Thanks Jane Caro, National Treasure and great role model for women. In The Age, “Sunday Life ” you explore the role of the older woman: “older women are not just a force of nature but a force business needs to reckon with”. It is great news that older women in their later lives can enjoy the benefits of the spoils of their working life.
And of course Jane Austen had a thing or two to say about older women. In Sense and Sensibility, we meet the widow Mrs Jennings. She is first introduced as a comic character and readers may not feel much for her, however, by the end of the novel we have witnessed her kindness towards our heroine, Marianne. We see a happy and contented single (widowed) woman contributing to her community.

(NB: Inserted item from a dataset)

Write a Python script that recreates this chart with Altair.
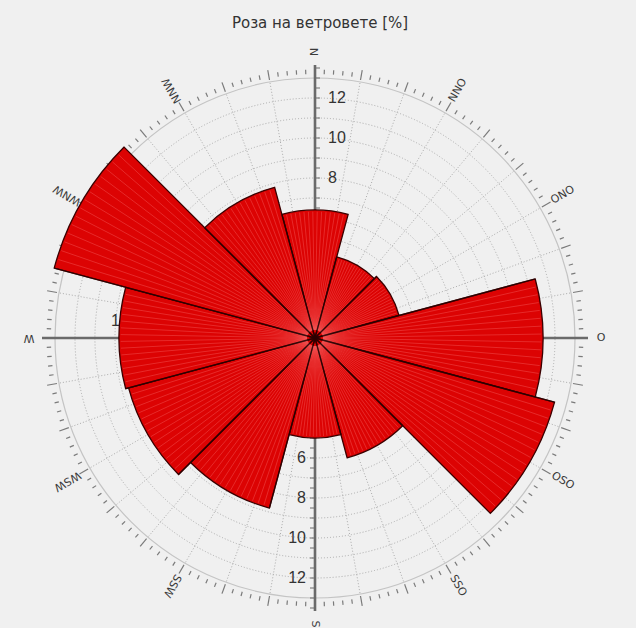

Often the older widowed women in society are forgotten; their desires and interests do not figure in the great literature of any civilisation. It is as if Jane Austen is being subversive again as she positions the reader: At first we laugh at Mrs Jennings and then, like Spontaneous-and-Sentimental-Marianne, we re-evaluate our prejudices. Contented-Widow-Mrs Jennings lives a full and happy life with her friends and family and her broader community. She is a great example of an older woman in the latter stages of her life who finds contentment with the things around her. She is busy travelling up to town to enjoy the social pleasures, visiting friends and family in the country and retiring to her own house when it suits her.
I cannot help but think of my own widowed mother who had a very satisfying life at this stage. She liked to dine with friends, travel a little and enjoy her family and grandchildren. It is great news that with an economic passport women can have even more.